No horsing around when preserving Phar Lap exhibit
Conservator Sarah Babister conducts an inspection of Phar Lap from inside his protective glass panel at Melbourne Museum, while preparator Kym Haines watches. Photo: Simon O'Dwyer
A TEAM of highly trained experts working overtime to keep a prized racehorse in peak condition is a staple in any stable. The difference with this champion chestnut is that he has been dead for eight decades.
On Wednesday night shortly after Melbourne Museum closed, a team of conservators and preparators set about removing a glass panel from Phar Lap's sealed case.
It was only the second time in 12 years that the famous racehorse's mounted hide has been exposed to the critical eyes of the museum's conservationists, who were on hand to conduct a detailed inspection inside the case.
Melbourne Museum manager Brett Dunlop said while the museum was climate controlled - with the temperature set at 20 degrees and humidity at 50 to 55 per cent - checks roughly every five years were vital to ensure long-term preservation.
This is particularly the case with organic materials such as animal hide, which also require low-lighting to prevent fading.
''He's still a rich chestnut colour and if he was subjected to bright light there would be a chance of fading,'' he said. ''But he's a magnificent specimen, he's really the best piece of taxidermy I have seen.''
The champion racehorse was assessed for signs indicating a change in his condition, including detached hair and opening seams. His glass eyes and harness were also checked and adjusted.
''The same way an art conservator would go over an old oil painting centimetre by centimetre, our conservators looked at all parts of Phar Lap and to assess his condition and compile a report,'' Mr Dunlop said.
Mounted on a hollow steel frame covered with paper and plaster, the hide weighing up to 120 kilograms has been on display since 1933.
By far the museum's most popular exhibit, more than 500,000 people visited Phar Lap last financial year, with the famous chestnut also boasting his own Facebook page with over 14,000 likes.
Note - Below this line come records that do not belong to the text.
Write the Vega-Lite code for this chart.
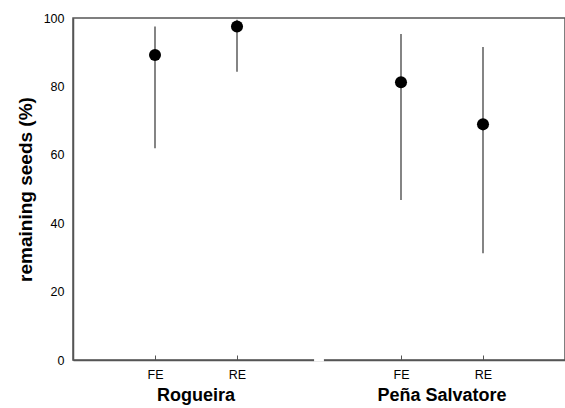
{
  "$schema": "https://vega.github.io/schema/vega-lite/v6.json",
  "width": 492,
  "height": 342,
  "autosize": "none",
  "padding": {"left": 73, "top": 18, "right": 0, "bottom": 48},
  "background": "white",
  "config": {
    "view": {"stroke": "#555", "strokeWidth": 1.5},
    "font": "Liberation Sans"
  },
  "datasets": {
    "pts": [
      {"site": "Rogueira", "treat": "FE", "pos": 1, "mean": 89.2, "lo": 61.9, "hi": 97.5},
      {"site": "Rogueira", "treat": "RE", "pos": 2, "mean": 97.5, "lo": 84.3, "hi": 99.5},
      {"site": "Peña Salvatore", "treat": "FE", "pos": 4, "mean": 81.2, "lo": 46.8, "hi": 95.3},
      {"site": "Peña Salvatore", "treat": "RE", "pos": 5, "mean": 68.9, "lo": 31.2, "hi": 91.5}
    ],
    "groups": [
      {"label": "Rogueira", "pos": 1.5, "y": -10.6},
      {"label": "Peña Salvatore", "pos": 4.5, "y": -10.6}
    ],
    "brk": [
      {"a": 2.94, "b": 3.06, "y": 0}
    ]
  },
  "layer": [
    {
      "data": {"name": "pts"},
      "mark": {"type": "rule", "color": "#333", "strokeWidth": 1.2},
      "encoding": {
        "x": {
          "field": "pos", "type": "quantitative",
          "scale": {"domain": [0, 6], "nice": false, "zero": false},
          "axis": {
            "values": [1, 2, 4, 5],
            "labelExpr": "datum.value == 1 || datum.value == 4 ? 'FE' : 'RE'",
            "title": null,
            "grid": false,
            "domainColor": "#555",
            "domainWidth": 1.5,
            "tickColor": "#555",
            "tickSize": -5,
            "labelPadding": 13,
            "labelFontSize": 12.5,
            "labelColor": "#000",
            "labelFont": "Liberation Sans"
          }
        },
        "y": {
          "field": "lo", "type": "quantitative",
          "scale": {"domain": [0, 100], "nice": false},
          "axis": {
            "values": [0, 20, 40, 60, 80, 100],
            "title": "remaining seeds (%)",
            "titleFontSize": 19,
            "titleFontWeight": "bold",
            "titleColor": "#000",
            "titleFont": "Liberation Sans",
            "titlePadding": 8,
            "grid": false,
            "ticks": false,
            "domainColor": "#555",
            "domainWidth": 1.5,
            "labelPadding": 9,
            "labelFontSize": 12.5,
            "labelColor": "#000",
            "labelFont": "Liberation Sans"
          }
        },
        "y2": {"field": "hi"}
      }
    },
    {
      "data": {"name": "pts"},
      "mark": {"type": "point", "filled": true, "color": "#000", "opacity": 1, "size": 145},
      "encoding": {
        "x": {"field": "pos", "type": "quantitative"},
        "y": {"field": "mean", "type": "quantitative"}
      }
    },
    {
      "data": {"name": "brk"},
      "mark": {"type": "rule", "color": "white", "strokeWidth": 3},
      "encoding": {
        "x": {"field": "a", "type": "quantitative"},
        "x2": {"field": "b"},
        "y": {"field": "y", "type": "quantitative"}
      }
    },
    {
      "data": {"name": "groups"},
      "mark": {"type": "text", "fontSize": 18, "fontWeight": "bold", "color": "#000", "baseline": "middle", "align": "center", "font": "Liberation Sans"},
      "encoding": {
        "x": {"field": "pos", "type": "quantitative"},
        "y": {"field": "y", "type": "quantitative"},
        "text": {"field": "label"}
      }
    }
  ]
}
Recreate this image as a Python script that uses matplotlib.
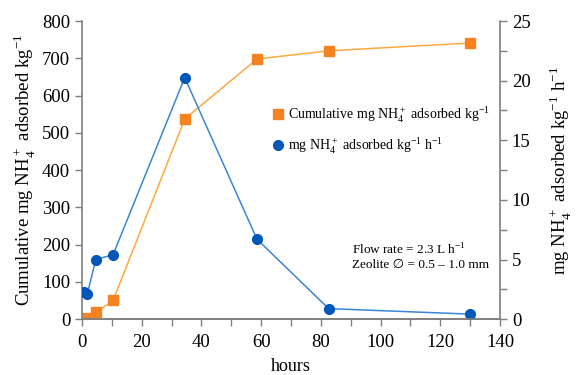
import numpy as np
import matplotlib.pyplot as plt
from matplotlib.ticker import MultipleLocator

plt.rcParams['font.family'] = ['Liberation Serif', 'DejaVu Sans']
plt.rcParams['mathtext.fontset'] = 'custom'
plt.rcParams['mathtext.rm'] = 'Liberation Serif'

hours = [0.5, 1.8, 4.6, 10.4, 34.4, 58.6, 82.6, 130.0]
cumulative = [0, 2, 18, 50, 537, 698, 720, 741]
rate = [2.28, 2.13, 5.0, 5.4, 20.25, 6.7, 0.88, 0.42]

orange_mk = '#F58220'
orange_ln = '#FFA940'
blue_mk = '#0057B8'
blue_ln = '#3A86D4'

fig = plt.figure(figsize=(5.76, 3.75), dpi=100)
ax = fig.add_axes([0.1424, 0.149, 0.7257, 0.795])
ax2 = ax.twinx()

l1, = ax.plot(hours, cumulative, color=orange_ln, lw=1.1, marker='s', ms=7,
              mfc=orange_mk, mec=orange_mk, label='Cumulative mg NH$_4^+$ adsorbed kg$^{-1}$')
l2, = ax2.plot(hours, rate, color=blue_ln, lw=1.1, marker='o', ms=7,
               mfc=blue_mk, mec=blue_mk, label='mg NH$_4^+$ adsorbed kg$^{-1}$ h$^{-1}$')

ax.set_xlim(0, 140)
ax.set_ylim(0, 800)
ax2.set_ylim(0, 25)
ax.xaxis.set_major_locator(MultipleLocator(20))
ax.xaxis.set_minor_locator(MultipleLocator(10))
ax.yaxis.set_major_locator(MultipleLocator(100))
ax2.yaxis.set_major_locator(MultipleLocator(5))
ax2.yaxis.set_minor_locator(MultipleLocator(2.5))

for a in (ax, ax2):
    a.spines['top'].set_visible(False)
    a.tick_params(which='both', color='#7f7f7f', labelsize=13.5, width=1, length=5)
    for s in a.spines.values():
        s.set_color('#7f7f7f')
        s.set_linewidth(1.2)
ax.tick_params(axis='x', pad=6)
ax.spines['right'].set_visible(False)
ax2.spines['left'].set_visible(False)

ax.set_xlabel('hours', fontsize=13, labelpad=5)
ax.set_ylabel('Cumulative mg NH$_4^+$ adsorbed kg$^{-1}$', fontsize=13.5, labelpad=3)
ax2.set_ylabel('mg NH$_4^+$ adsorbed kg$^{-1}$ h$^{-1}$', fontsize=13.5, labelpad=12)

ax2.legend(handles=[l1, l2], loc='center left', bbox_to_anchor=(0.43, 0.634), frameon=False,
           fontsize=10, handlelength=0.6, handletextpad=0.4, labelspacing=0.7,
           markerscale=1.0)
for h in ax2.get_legend().legend_handles:
    h.set_linestyle('none')

ax2.text(0.646, 0.258, 'Flow rate = 2.3 L h$^{-1}$\nZeolite \u2205 = 0.5 \u2013 1.0 mm',
         transform=ax2.transAxes, fontsize=9.5, va='top', ha='left', linespacing=1.15)

fig.savefig('out.png', dpi=100)
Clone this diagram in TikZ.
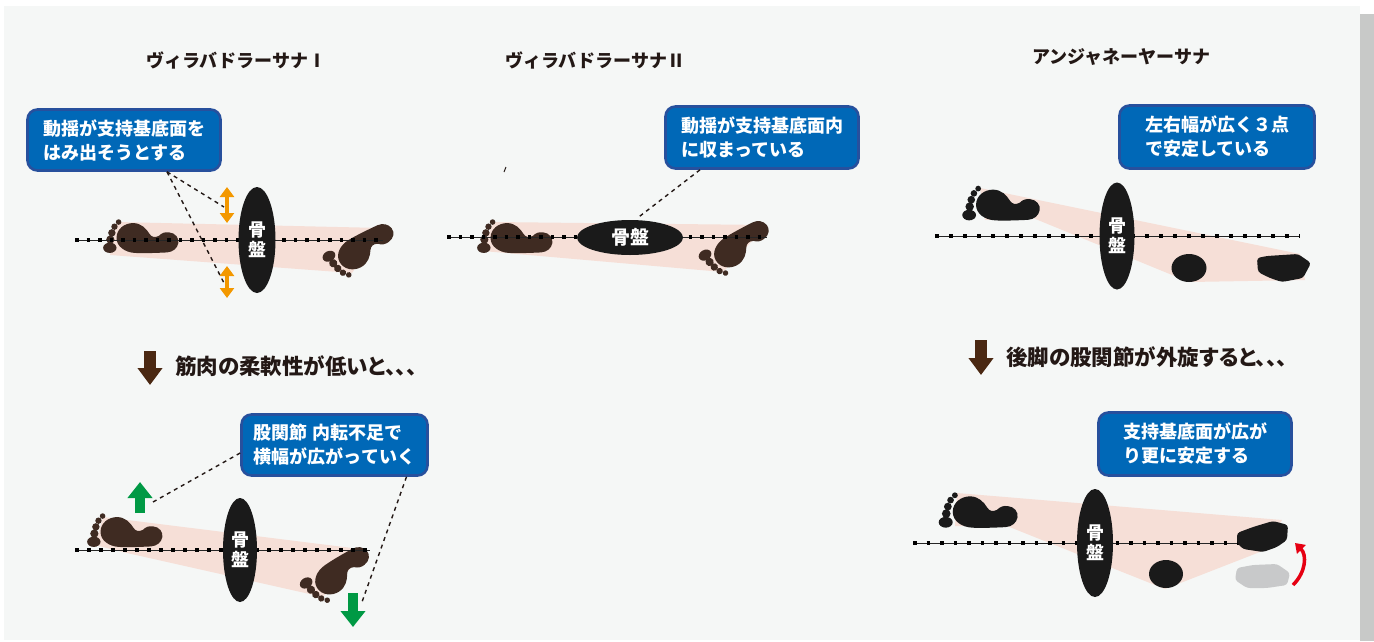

The New Zealand-born, Australian-trained thoroughbred became a household name in the early depression years on the back of a string of wins. Between September 1929 and March 1932, Phar Lap ran 41 races over a variety of distances. He won 36 of them, including the 1930 Melbourne Cup and two Cox Plates.
A source of national pride in grim economic times, Phar Lap's mysterious death in the United States in 1932 was met with overwhelming national grief. He was taxidermied in New York over four-and-a-half months as several institutions in Australia and New Zealand scrambled to get a piece of him.
While his hide went to Melbourne Museum, his skeleton ended up at the Museum of New Zealand Te Papa Tongarewa and his heart went to the National Museum of Australia.
The cause of Phar Lap's death has long been debated with causes ranging from poisoning to bacterial infection. In 2006, scientists working at the Australian Synchrotron concluded it was almost certain Phar Lap was poisoned hours before he died.
This was backed up in June 2008, when the Melbourne Museum released findings from an investigation which analysed six hairs from Phar Lap's mane. High resolution X-rays were used to detect arsenic in an attempt to differentiate between arsenic which had entered the hair cells via the bloodstream and arsenic infused to the hair cells by the taxidermy process. The results showed in the 30 to 40 hours before Phar Lap's death, the horse ingested a massive dose of arsenic.